# Set exercise
Starting with the first line and ending with the line that holds "const yLabels = [0, 100, 200, 300, 400, 500];", repeat the material exactly.

# Record list
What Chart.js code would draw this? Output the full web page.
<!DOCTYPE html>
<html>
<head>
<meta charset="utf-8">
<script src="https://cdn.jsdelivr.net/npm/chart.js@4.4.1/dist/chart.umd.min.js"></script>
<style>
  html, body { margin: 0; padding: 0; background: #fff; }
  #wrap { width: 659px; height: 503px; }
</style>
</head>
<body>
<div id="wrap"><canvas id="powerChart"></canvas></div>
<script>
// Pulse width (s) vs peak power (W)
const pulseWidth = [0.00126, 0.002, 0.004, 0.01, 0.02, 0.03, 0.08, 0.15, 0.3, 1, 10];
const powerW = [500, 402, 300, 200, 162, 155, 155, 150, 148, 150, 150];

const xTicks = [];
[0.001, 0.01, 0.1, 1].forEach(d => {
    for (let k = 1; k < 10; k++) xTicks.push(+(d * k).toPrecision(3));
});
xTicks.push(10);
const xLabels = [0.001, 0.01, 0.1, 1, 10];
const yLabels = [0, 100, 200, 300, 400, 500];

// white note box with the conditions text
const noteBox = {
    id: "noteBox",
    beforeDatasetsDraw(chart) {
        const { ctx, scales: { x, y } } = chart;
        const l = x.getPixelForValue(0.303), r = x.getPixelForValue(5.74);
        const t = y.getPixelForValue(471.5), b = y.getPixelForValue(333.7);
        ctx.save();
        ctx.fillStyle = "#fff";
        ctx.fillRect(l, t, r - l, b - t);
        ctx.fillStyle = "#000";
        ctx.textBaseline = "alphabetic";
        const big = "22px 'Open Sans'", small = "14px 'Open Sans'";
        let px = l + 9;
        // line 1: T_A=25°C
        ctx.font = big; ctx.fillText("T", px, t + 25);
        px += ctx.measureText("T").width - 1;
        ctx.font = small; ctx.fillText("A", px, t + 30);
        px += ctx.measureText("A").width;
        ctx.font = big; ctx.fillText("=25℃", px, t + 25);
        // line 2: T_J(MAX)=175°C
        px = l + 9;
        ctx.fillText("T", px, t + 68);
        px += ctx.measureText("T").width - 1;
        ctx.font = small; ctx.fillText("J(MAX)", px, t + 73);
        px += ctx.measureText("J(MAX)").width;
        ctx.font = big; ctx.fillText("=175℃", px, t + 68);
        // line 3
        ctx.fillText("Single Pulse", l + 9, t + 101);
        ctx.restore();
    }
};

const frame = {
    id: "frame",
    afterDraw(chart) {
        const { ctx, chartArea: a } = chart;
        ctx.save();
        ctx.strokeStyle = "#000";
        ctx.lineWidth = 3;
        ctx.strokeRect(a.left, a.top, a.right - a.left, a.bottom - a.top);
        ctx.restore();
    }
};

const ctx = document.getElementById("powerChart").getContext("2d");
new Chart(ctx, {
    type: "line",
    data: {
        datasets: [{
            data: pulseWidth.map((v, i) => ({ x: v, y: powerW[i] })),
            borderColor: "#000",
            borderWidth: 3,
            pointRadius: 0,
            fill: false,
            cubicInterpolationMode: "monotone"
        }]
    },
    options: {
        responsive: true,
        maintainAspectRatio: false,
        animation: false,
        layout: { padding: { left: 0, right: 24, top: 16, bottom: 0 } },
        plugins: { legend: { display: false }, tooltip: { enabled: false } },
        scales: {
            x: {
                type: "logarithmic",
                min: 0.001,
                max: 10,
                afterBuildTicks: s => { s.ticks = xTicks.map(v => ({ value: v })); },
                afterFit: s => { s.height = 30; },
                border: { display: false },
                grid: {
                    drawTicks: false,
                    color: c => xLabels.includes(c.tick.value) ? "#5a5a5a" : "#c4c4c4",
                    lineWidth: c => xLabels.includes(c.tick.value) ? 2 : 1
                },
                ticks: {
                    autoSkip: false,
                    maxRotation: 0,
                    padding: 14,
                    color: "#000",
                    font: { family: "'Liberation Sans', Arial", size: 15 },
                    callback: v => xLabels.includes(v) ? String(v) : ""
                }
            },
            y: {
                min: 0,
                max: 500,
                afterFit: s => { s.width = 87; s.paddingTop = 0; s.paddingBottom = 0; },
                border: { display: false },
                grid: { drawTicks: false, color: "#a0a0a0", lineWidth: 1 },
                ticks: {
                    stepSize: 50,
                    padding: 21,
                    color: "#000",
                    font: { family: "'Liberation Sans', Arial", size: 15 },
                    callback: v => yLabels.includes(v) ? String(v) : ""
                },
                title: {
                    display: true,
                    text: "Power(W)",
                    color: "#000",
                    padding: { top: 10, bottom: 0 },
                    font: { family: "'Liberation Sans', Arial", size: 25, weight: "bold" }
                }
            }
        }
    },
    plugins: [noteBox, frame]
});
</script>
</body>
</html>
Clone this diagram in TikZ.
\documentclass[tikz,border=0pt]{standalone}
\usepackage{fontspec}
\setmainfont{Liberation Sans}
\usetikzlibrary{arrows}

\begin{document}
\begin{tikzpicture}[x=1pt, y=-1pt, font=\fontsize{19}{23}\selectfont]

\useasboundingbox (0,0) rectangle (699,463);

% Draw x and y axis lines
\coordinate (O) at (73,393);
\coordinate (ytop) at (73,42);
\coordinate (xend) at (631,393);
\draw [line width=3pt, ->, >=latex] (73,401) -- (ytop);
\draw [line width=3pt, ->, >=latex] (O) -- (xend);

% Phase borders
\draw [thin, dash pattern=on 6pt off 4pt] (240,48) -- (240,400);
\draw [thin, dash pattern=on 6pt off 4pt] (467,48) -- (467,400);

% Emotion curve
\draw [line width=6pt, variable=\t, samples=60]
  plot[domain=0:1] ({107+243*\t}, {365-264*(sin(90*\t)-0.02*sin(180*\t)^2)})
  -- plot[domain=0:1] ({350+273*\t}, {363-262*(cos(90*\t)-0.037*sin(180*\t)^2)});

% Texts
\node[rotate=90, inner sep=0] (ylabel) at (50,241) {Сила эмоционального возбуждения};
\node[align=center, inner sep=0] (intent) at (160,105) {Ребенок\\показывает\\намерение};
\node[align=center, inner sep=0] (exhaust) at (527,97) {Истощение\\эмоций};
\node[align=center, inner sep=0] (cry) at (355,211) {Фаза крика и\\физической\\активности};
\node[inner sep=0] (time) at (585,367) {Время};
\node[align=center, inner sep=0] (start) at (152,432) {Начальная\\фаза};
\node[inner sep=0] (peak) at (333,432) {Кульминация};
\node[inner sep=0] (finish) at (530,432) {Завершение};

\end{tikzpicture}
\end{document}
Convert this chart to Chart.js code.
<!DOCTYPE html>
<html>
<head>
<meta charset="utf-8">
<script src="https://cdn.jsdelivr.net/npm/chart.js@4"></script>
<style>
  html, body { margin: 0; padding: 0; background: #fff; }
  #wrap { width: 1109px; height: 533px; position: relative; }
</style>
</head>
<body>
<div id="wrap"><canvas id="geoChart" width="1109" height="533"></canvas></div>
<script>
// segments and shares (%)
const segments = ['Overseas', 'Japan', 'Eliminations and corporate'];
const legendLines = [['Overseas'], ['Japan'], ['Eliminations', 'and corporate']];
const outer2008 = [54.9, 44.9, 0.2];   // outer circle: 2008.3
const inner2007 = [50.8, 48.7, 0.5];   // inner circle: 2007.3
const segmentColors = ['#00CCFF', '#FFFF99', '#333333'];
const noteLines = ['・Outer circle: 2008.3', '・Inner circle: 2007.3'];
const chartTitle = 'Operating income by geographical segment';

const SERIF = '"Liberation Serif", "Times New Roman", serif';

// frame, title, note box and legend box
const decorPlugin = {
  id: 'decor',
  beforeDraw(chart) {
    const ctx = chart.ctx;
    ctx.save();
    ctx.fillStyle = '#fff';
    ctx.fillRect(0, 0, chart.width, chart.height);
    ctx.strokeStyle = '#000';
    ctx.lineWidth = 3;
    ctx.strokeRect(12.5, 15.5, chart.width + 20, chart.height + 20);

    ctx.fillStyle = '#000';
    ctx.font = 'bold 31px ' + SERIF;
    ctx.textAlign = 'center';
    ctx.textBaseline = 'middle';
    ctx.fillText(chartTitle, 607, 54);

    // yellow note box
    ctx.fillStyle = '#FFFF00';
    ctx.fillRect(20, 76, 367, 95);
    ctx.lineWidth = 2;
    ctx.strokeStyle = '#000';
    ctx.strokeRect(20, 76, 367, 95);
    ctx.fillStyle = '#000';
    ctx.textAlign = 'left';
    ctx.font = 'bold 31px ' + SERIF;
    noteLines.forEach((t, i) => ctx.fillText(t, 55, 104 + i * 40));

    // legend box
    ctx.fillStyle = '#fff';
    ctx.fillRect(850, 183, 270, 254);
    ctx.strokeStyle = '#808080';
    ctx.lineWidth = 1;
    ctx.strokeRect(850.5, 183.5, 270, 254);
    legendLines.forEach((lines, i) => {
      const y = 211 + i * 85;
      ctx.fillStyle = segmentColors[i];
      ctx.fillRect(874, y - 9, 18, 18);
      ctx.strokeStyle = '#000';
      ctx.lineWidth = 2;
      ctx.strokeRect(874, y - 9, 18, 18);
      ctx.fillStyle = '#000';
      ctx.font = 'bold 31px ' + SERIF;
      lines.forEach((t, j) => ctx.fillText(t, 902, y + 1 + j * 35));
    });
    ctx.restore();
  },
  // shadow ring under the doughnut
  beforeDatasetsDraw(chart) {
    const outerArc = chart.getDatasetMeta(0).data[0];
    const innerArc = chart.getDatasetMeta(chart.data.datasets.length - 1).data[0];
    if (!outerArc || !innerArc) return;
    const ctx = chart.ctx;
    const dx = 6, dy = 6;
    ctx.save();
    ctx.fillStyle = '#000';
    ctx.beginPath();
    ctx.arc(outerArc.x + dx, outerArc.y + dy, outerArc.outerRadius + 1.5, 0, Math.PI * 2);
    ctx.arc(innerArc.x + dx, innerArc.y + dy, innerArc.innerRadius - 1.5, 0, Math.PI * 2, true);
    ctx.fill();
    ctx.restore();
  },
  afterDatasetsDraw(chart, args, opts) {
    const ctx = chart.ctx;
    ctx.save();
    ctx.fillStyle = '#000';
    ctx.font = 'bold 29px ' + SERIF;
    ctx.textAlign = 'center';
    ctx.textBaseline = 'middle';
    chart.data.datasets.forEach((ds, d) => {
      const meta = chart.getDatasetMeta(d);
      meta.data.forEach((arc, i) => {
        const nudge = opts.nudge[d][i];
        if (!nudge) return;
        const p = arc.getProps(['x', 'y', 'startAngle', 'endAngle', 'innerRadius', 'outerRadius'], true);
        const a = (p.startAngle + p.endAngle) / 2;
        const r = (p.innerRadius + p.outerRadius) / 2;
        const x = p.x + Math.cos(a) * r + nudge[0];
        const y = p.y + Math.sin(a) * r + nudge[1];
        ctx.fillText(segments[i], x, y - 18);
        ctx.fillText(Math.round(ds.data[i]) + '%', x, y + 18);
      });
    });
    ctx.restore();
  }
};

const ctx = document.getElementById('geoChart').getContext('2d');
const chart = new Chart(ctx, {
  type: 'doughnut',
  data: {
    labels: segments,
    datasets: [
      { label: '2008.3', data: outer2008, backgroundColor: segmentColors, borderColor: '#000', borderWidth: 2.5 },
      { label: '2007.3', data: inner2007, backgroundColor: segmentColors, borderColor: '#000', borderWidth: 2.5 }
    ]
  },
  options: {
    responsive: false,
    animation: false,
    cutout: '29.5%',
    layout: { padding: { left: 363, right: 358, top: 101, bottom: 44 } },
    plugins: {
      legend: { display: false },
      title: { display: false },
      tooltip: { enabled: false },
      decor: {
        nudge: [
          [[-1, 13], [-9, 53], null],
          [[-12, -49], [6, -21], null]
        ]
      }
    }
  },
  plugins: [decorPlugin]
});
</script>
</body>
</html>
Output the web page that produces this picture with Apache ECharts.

# Response to this task
What Chart.js code would draw this? Output the full web page.
<!DOCTYPE html>
<html>
<head>
<meta charset="utf-8">
<script src="https://cdn.jsdelivr.net/npm/chart.js@4.4.1/dist/chart.umd.min.js"></script>
<style>
  html, body { margin: 0; padding: 0; background: #fff; }
  #wrap { width: 659px; height: 503px; }
</style>
</head>
<body>
<div id="wrap"><canvas id="powerChart"></canvas></div>
<script>
// Pulse width (s) vs peak power (W)
const pulseWidth = [0.00126, 0.002, 0.004, 0.01, 0.02, 0.03, 0.08, 0.15, 0.3, 1, 10];
const powerW = [500, 402, 300, 200, 162, 155, 155, 150, 148, 150, 150];

const xTicks = [];
[0.001, 0.01, 0.1, 1].forEach(d => {
    for (let k = 1; k < 10; k++) xTicks.push(+(d * k).toPrecision(3));
});
xTicks.push(10);
const xLabels = [0.001, 0.01, 0.1, 1, 10];
const yLabels = [0, 100, 200, 300, 400, 500];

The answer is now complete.